AliyunContainerService / gpushare-device-plugin

GPU Sharing Device Plugin for Kubernetes Cluster
Apache License 2.0
468 stars 144 forks source link

Question: request gpushare on the same GPU #43

Open xhejtman opened 3 years ago

xhejtman commented 3 years ago

Hello,

is it possible for several pods to request gpu share on any but same gpu card? E.g., if you have stateful set consisting of Xserver container and application container, you need those two share the same gpu card.. I would request like 1G mem for each of the containers however, if I have more than one GPU per node, I have no guarantees they use the same device, right?

wsxiaozhang commented 2 years ago

by default, gpushare scheduler will try to allocate different pods on gpu cards with "Binpack" first policy.

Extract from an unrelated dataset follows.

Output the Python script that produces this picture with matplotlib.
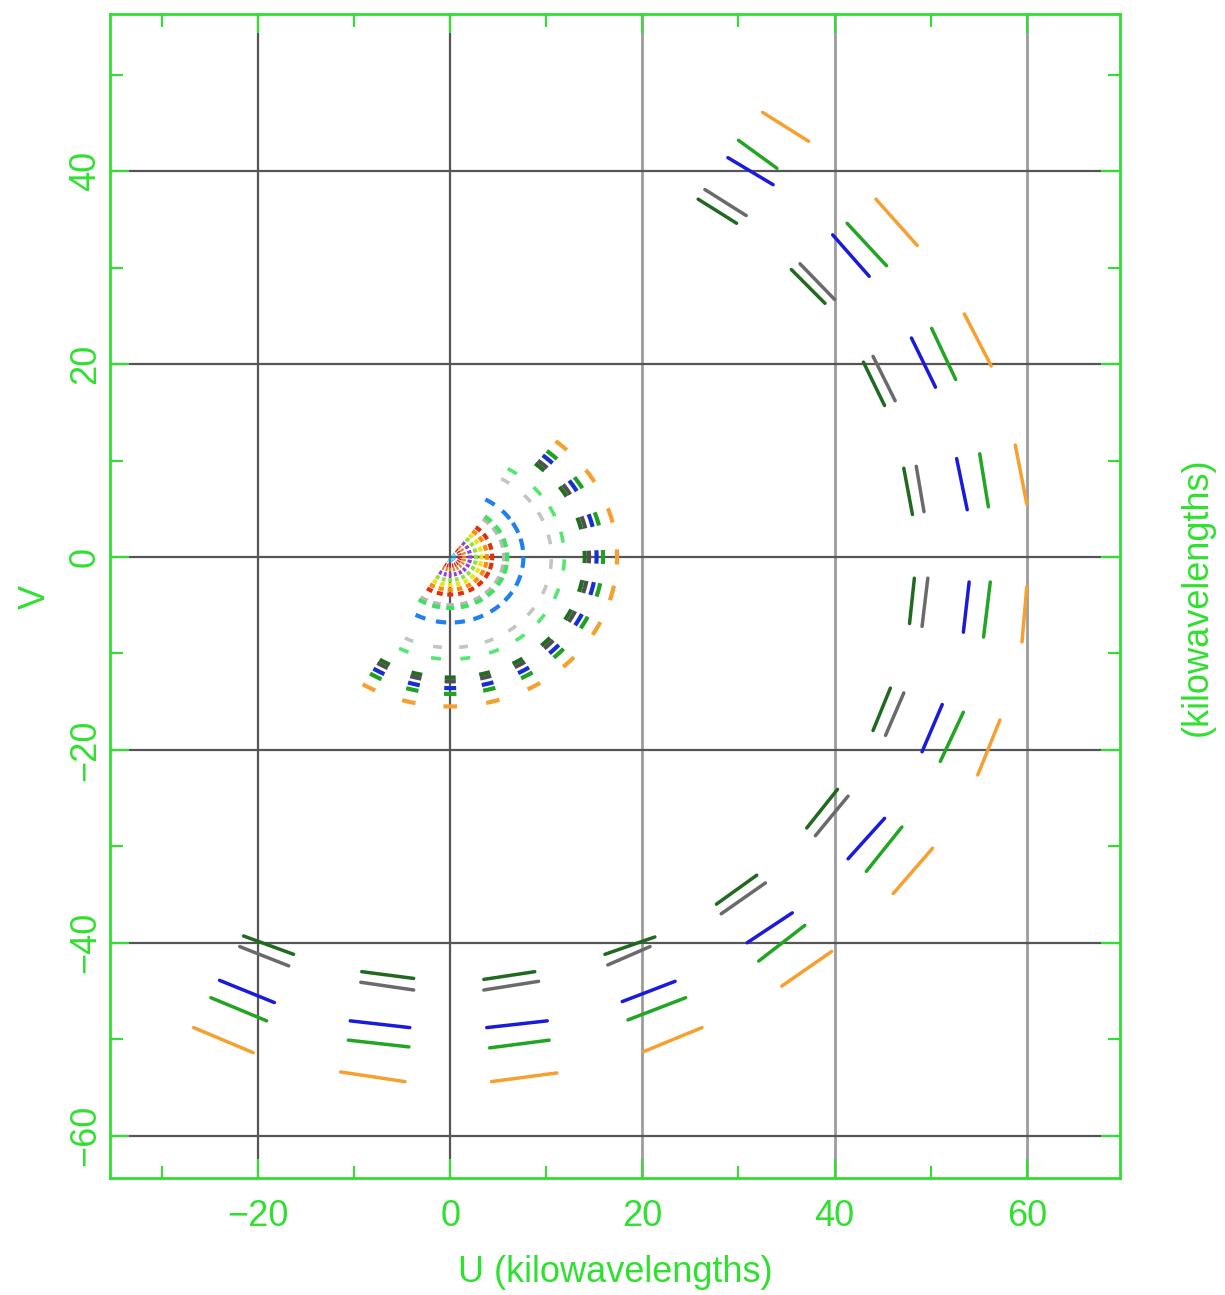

Binpack means multiple pods who request gpu memory, will be placed on same card of same node, in order to leave as many free gpu cards for "big" job. In that case, yes, your two pod would be possible to share the same gpu card. however, that's a kind of best effort policy. Means those two pods still can be allocated to different cards, if the card which pod1 placed doesn't have enough memory for pod2. Then pod2 will be placed to another card.

xhejtman commented 2 years ago

Is there any chance to extending this plugin so that it would be possible to request allocation from the same physical card? It is usable for Statefulset deployments where you might need to share the same physical gpu among all containers.

swood commented 2 years ago

I'm trying to use this plugin and use your example code and it seems it doesn't work as declared.

ALIYUN_COM_GPU_MEM_DEV=14
ALIYUN_COM_GPU_MEM_CONTAINER=2
2021-11-11 22:22:59.635156: I tensorflow/core/platform/cpu_feature_guard.cc:137] Your CPU supports instructions that this TensorFlow binary was not compiled to use: SSE4.1 SSE4.2 AVX AVX2 FMA
2021-11-11 22:22:59.675793: E tensorflow/core/common_runtime/direct_session.cc:170] Internal: failed initializing StreamExecutor for CUDA device ordinal 0: Internal: failed call to cuDevicePrimaryCtxRetain: CUDA_ERROR_INVALID_DEVICE
/usr/local/lib/python3.5/dist-packages/h5py/__init__.py:36: FutureWarning: Conversion of the second argument of issubdtype from `float` to `np.floating` is deprecated. In future, it will be treated as `np.float64 == np.dtype(float).type`.
  from ._conv import register_converters as _register_converters
0.1
Traceback (most recent call last):
  File "/app/main.py", line 40, in <module>
    train(fraction)
  File "/app/main.py", line 23, in train
    sess = tf.Session(config=config)
  File "/usr/local/lib/python3.5/dist-packages/tensorflow/python/client/session.py", line 1482, in __init__
    super(Session, self).__init__(target, graph, config=config)
  File "/usr/local/lib/python3.5/dist-packages/tensorflow/python/client/session.py", line 622, in __init__
    self._session = tf_session.TF_NewDeprecatedSession(opts, status)
  File "/usr/local/lib/python3.5/dist-packages/tensorflow/python/framework/errors_impl.py", line 473, in __exit__
    c_api.TF_GetCode(self.status.status))
tensorflow.python.framework.errors_impl.InternalError: Failed to create session.

This situation occurs when I increase number of replicas to two:

apiVersion: apps/v1
kind: Deployment

metadata:
  name: binpack-1
  labels:
    app: binpack-1

spec:
  replicas: 2

  selector: # define how the deployment finds the pods it mangages
    matchLabels:
      app: binpack-1

  template: # define the pods specifications
    metadata:
      labels:
        app: binpack-1

    spec:
      containers:
      - name: binpack-1
        image: cheyang/gpu-player:v2
        resources:
          limits:
            # GiB
            aliyun.com/gpu-mem: 2

I have three cards with 14Gb on each. However, I am not able to run two copies of this software. Why?